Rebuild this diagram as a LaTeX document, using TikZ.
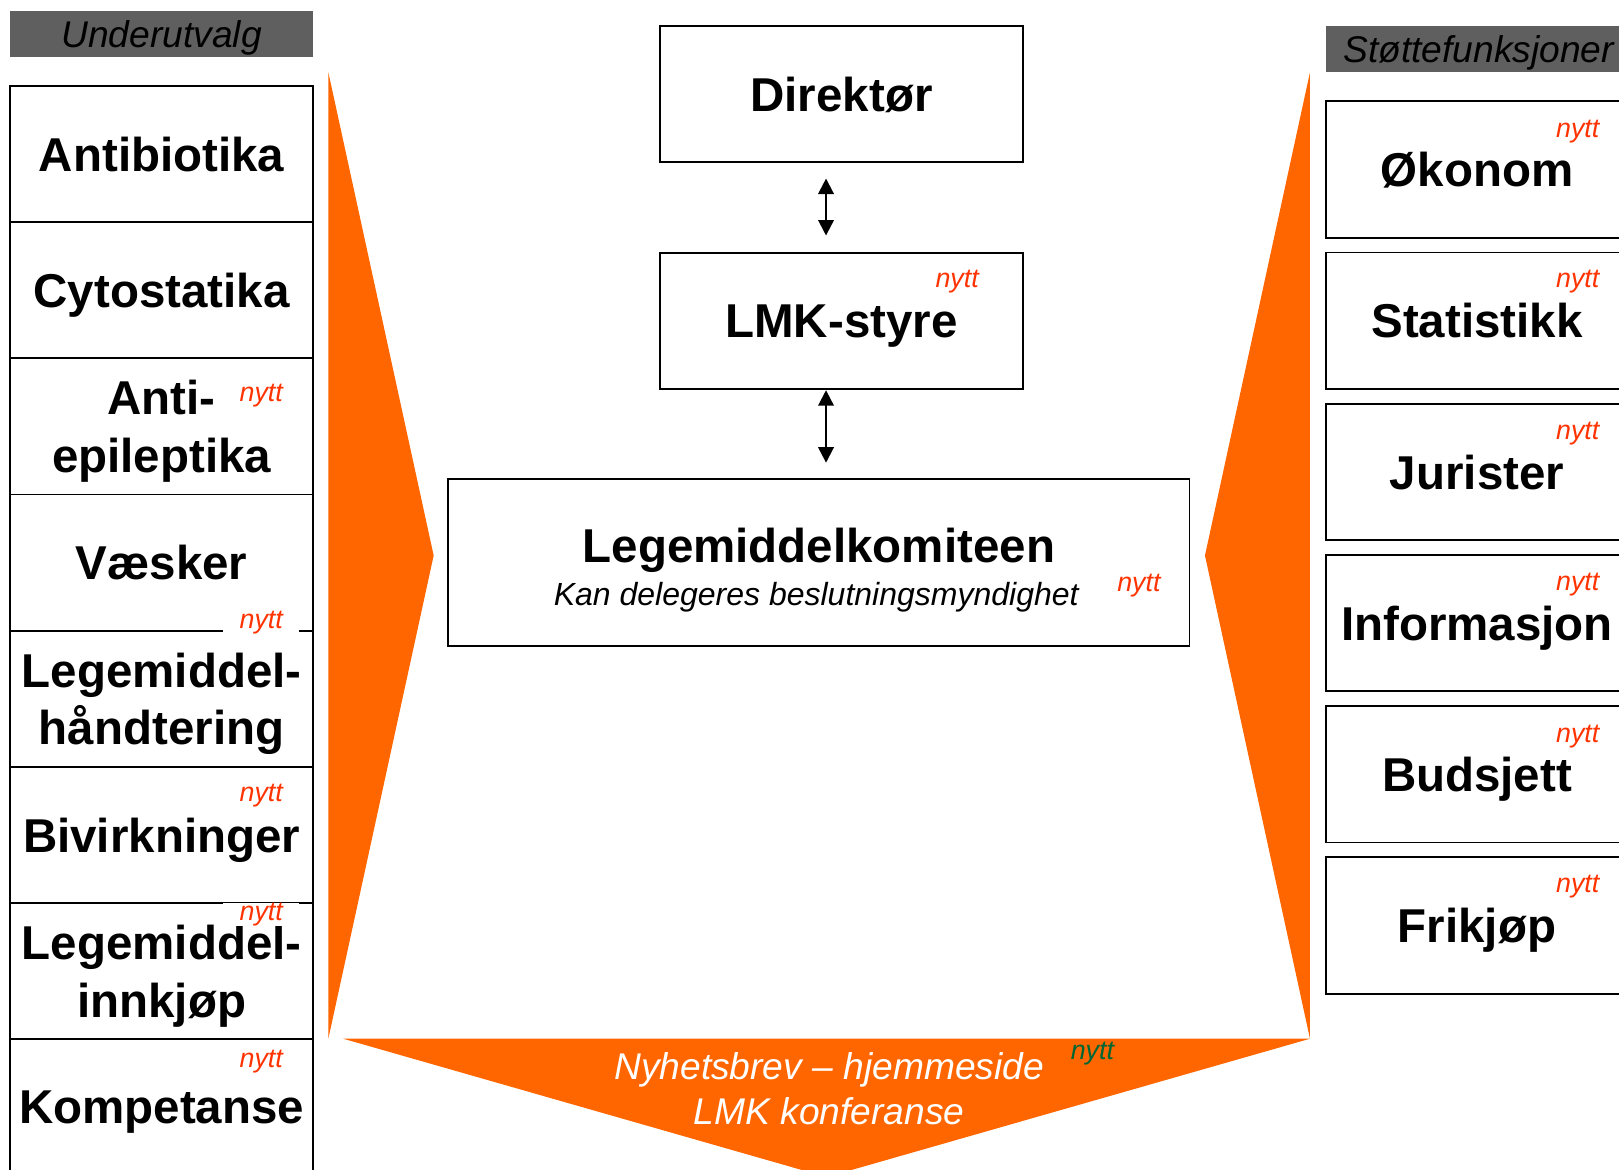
\documentclass[tikz,border=0pt]{standalone}
\usepackage{fontspec}
\setmainfont{Liberation Sans}
\usetikzlibrary{arrows.meta}

\definecolor{lmkorange}{HTML}{FF6600}
\definecolor{nyttred}{HTML}{FF3300}
\definecolor{nyttgreen}{HTML}{006633}
\definecolor{headgray}{HTML}{5F5F5F}

\begin{document}
\begin{tikzpicture}[x=1pt,y=-1pt,
    unit/.style={draw, line width=1.8pt, minimum width=293pt, minimum height=132pt,
        inner sep=0pt, align=center, text depth=0pt,
        font=\fontsize{46}{56}\selectfont\bfseries},
    header/.style={fill=headgray, minimum height=44.5pt, inner sep=0pt, text depth=0pt,
        font=\fontsize{36}{40}\selectfont\itshape},
    nytt/.style={text=nyttred, inner sep=1pt, font=\fontsize{26}{30}\selectfont\itshape},
    nyttbg/.style={nytt, fill=white, inner xsep=16pt, inner ysep=0pt},
    link/.style={line width=2pt, {Triangle[width=15pt,length=15pt]}-{Triangle[width=15pt,length=15pt]}}]

    \useasboundingbox (0,0) rectangle (1568,1133);
    \clip (0,0) rectangle (1568,1133);

    % orange funnel
    \coordinate (lt) at (318,70);
    \coordinate (ltip) at (420,538);
    \coordinate (lb) at (318,1006);
    \fill [lmkorange] (lt) -- (ltip) -- (lb) -- cycle;

    \coordinate (rt) at (1268.7,70);
    \coordinate (rtip) at (1167,538);
    \coordinate (rb) at (1268.7,1006);
    \fill [lmkorange] (rt) -- (rtip) -- (rb) -- cycle;

    \coordinate (bl) at (332.5,1006);
    \coordinate (br) at (1268.7,1006);
    \coordinate (btip) at (800.6,1140);
    \fill [lmkorange] (bl) -- (br) -- (btip) -- cycle;

    % underutvalg
    \node [header, minimum width=293pt] (uhead) at (156.5,33) {Underutvalg};

    \node [unit] (antibio) at (156.5,149.2) {Antibiotika};
    \node [unit] (cyto) at (156.5,280.9) {Cytostatika};
    \node [unit] (epilep) at (156.5,412.9) {Anti-\\epileptika};
    \node [unit] (vaesker) at (156.5,544.9) {Væsker};
    \node [unit] (handt) at (156.5,676.7) {Legemiddel-\\håndtering};
    \node [unit] (bivirk) at (156.5,808.6) {Bivirkninger};
    \node [unit] (innkjop) at (156.5,940.3) {Legemiddel-\\innkjøp};
    \node [unit] (kompet) at (156.5,1072.1) {Kompetanse};

    \node [nytt] (n1) at (253,383) {nytt};
    \node [nyttbg] (n2) at (253,603) {nytt};
    \node [nytt] (n3) at (253,771) {nytt};
    \node [nyttbg] (n4) at (253,886) {nytt};
    \node [nytt] (n5) at (253,1028) {nytt};

    % stottefunksjoner
    \node [header, minimum width=296pt] (shead) at (1432,47.5) {Støttefunksjoner};

    \node [unit] (okonom) at (1430.5,164.2) {Økonom};
    \node [unit] (statist) at (1430.5,310.6) {Statistikk};
    \node [unit] (jurist) at (1430.5,457.0) {Jurister};
    \node [unit] (inform) at (1430.5,603.4) {Informasjon};
    \node [unit] (budsj) at (1430.5,749.9) {Budsjett};
    \node [unit] (frikj) at (1430.5,896.3) {Frikjøp};

    \node [nytt] (n6) at (1528,127) {nytt};
    \node [nytt] (n7) at (1528,273) {nytt};
    \node [nytt] (n8) at (1528,420) {nytt};
    \node [nytt] (n9) at (1528,566) {nytt};
    \node [nytt] (n10) at (1528,713) {nytt};
    \node [nytt] (n11) at (1528,859) {nytt};

    % midten
    \node [unit, minimum width=352pt] (dir) at (815,91) {Direktør};
    \node [unit, minimum width=352pt] (styre) at (815,311) {LMK-styre};
    \node [nytt] (n12) at (927,273) {nytt};

    \node [draw, line width=1.8pt, minimum width=718pt, minimum height=162pt] (lmk) at (793,545) {};
    \node [text depth=0pt, font=\fontsize{46}{56}\selectfont\bfseries] (lmktitle) at (793,528) {Legemiddelkomiteen};
    \node [text depth=0pt, font=\fontsize{31}{36}\selectfont\itshape] (lmksub) at (790.5,575) {Kan delegeres beslutningsmyndighet};
    \node [nytt] (n13) at (1103,567) {nytt};

    \draw [link, shorten <=15pt, shorten >=16pt] ([xshift=-15pt]dir.south) -- ([xshift=-15pt]styre.north);
    \draw [link, shorten >=15pt] ([xshift=-15pt]styre.south) -- ([xshift=7pt]lmk.north);

    % nyhetsbrev
    \node [align=center, text=white, text depth=0pt, font=\fontsize{36}{44}\selectfont\itshape] (news) at (803,1054) {Nyhetsbrev – hjemmeside\\LMK konferanse};
    \node [nytt, text=nyttgreen] (n14) at (1058,1020) {nytt};

\end{tikzpicture}
\end{document}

============

[Request]
Quote each line of the listing exactly, but leave the pictures out.

[Solution to the exercise]
Rebuild this diagram as a LaTeX document, using TikZ.
\documentclass[tikz,border=0pt]{standalone}
\usepackage{fontspec}
\setmainfont{Liberation Sans}
\usetikzlibrary{arrows.meta}

\definecolor{lmkorange}{HTML}{FF6600}
\definecolor{nyttred}{HTML}{FF3300}
\definecolor{nyttgreen}{HTML}{006633}
\definecolor{headgray}{HTML}{5F5F5F}

\begin{document}
\begin{tikzpicture}[x=1pt,y=-1pt,
    unit/.style={draw, line width=1.8pt, minimum width=293pt, minimum height=132pt,
        inner sep=0pt, align=center, text depth=0pt,
        font=\fontsize{46}{56}\selectfont\bfseries},
    header/.style={fill=headgray, minimum height=44.5pt, inner sep=0pt, text depth=0pt,
        font=\fontsize{36}{40}\selectfont\itshape},
    nytt/.style={text=nyttred, inner sep=1pt, font=\fontsize{26}{30}\selectfont\itshape},
    nyttbg/.style={nytt, fill=white, inner xsep=16pt, inner ysep=0pt},
    link/.style={line width=2pt, {Triangle[width=15pt,length=15pt]}-{Triangle[width=15pt,length=15pt]}}]

    \useasboundingbox (0,0) rectangle (1568,1133);
    \clip (0,0) rectangle (1568,1133);

    % orange funnel
    \coordinate (lt) at (318,70);
    \coordinate (ltip) at (420,538);
    \coordinate (lb) at (318,1006);
    \fill [lmkorange] (lt) -- (ltip) -- (lb) -- cycle;

    \coordinate (rt) at (1268.7,70);
    \coordinate (rtip) at (1167,538);
    \coordinate (rb) at (1268.7,1006);
    \fill [lmkorange] (rt) -- (rtip) -- (rb) -- cycle;

    \coordinate (bl) at (332.5,1006);
    \coordinate (br) at (1268.7,1006);
    \coordinate (btip) at (800.6,1140);
    \fill [lmkorange] (bl) -- (br) -- (btip) -- cycle;

    % underutvalg
    \node [header, minimum width=293pt] (uhead) at (156.5,33) {Underutvalg};

    \node [unit] (antibio) at (156.5,149.2) {Antibiotika};
    \node [unit] (cyto) at (156.5,280.9) {Cytostatika};
    \node [unit] (epilep) at (156.5,412.9) {Anti-\\epileptika};
    \node [unit] (vaesker) at (156.5,544.9) {Væsker};
    \node [unit] (handt) at (156.5,676.7) {Legemiddel-\\håndtering};
    \node [unit] (bivirk) at (156.5,808.6) {Bivirkninger};
    \node [unit] (innkjop) at (156.5,940.3) {Legemiddel-\\innkjøp};
    \node [unit] (kompet) at (156.5,1072.1) {Kompetanse};

    \node [nytt] (n1) at (253,383) {nytt};
    \node [nyttbg] (n2) at (253,603) {nytt};
    \node [nytt] (n3) at (253,771) {nytt};
    \node [nyttbg] (n4) at (253,886) {nytt};
    \node [nytt] (n5) at (253,1028) {nytt};

    % stottefunksjoner
    \node [header, minimum width=296pt] (shead) at (1432,47.5) {Støttefunksjoner};

    \node [unit] (okonom) at (1430.5,164.2) {Økonom};
    \node [unit] (statist) at (1430.5,310.6) {Statistikk};
    \node [unit] (jurist) at (1430.5,457.0) {Jurister};
    \node [unit] (inform) at (1430.5,603.4) {Informasjon};
    \node [unit] (budsj) at (1430.5,749.9) {Budsjett};
    \node [unit] (frikj) at (1430.5,896.3) {Frikjøp};

    \node [nytt] (n6) at (1528,127) {nytt};
    \node [nytt] (n7) at (1528,273) {nytt};
    \node [nytt] (n8) at (1528,420) {nytt};
    \node [nytt] (n9) at (1528,566) {nytt};
    \node [nytt] (n10) at (1528,713) {nytt};
    \node [nytt] (n11) at (1528,859) {nytt};

    % midten
    \node [unit, minimum width=352pt] (dir) at (815,91) {Direktør};
    \node [unit, minimum width=352pt] (styre) at (815,311) {LMK-styre};
    \node [nytt] (n12) at (927,273) {nytt};

    \node [draw, line width=1.8pt, minimum width=718pt, minimum height=162pt] (lmk) at (793,545) {};
    \node [text depth=0pt, font=\fontsize{46}{56}\selectfont\bfseries] (lmktitle) at (793,528) {Legemiddelkomiteen};
    \node [text depth=0pt, font=\fontsize{31}{36}\selectfont\itshape] (lmksub) at (790.5,575) {Kan delegeres beslutningsmyndighet};
    \node [nytt] (n13) at (1103,567) {nytt};

    \draw [link, shorten <=15pt, shorten >=16pt] ([xshift=-15pt]dir.south) -- ([xshift=-15pt]styre.north);
    \draw [link, shorten >=15pt] ([xshift=-15pt]styre.south) -- ([xshift=7pt]lmk.north);

    % nyhetsbrev
    \node [align=center, text=white, text depth=0pt, font=\fontsize{36}{44}\selectfont\itshape] (news) at (803,1054) {Nyhetsbrev – hjemmeside\\LMK konferanse};
    \node [nytt, text=nyttgreen] (n14) at (1058,1020) {nytt};

\end{tikzpicture}
\end{document}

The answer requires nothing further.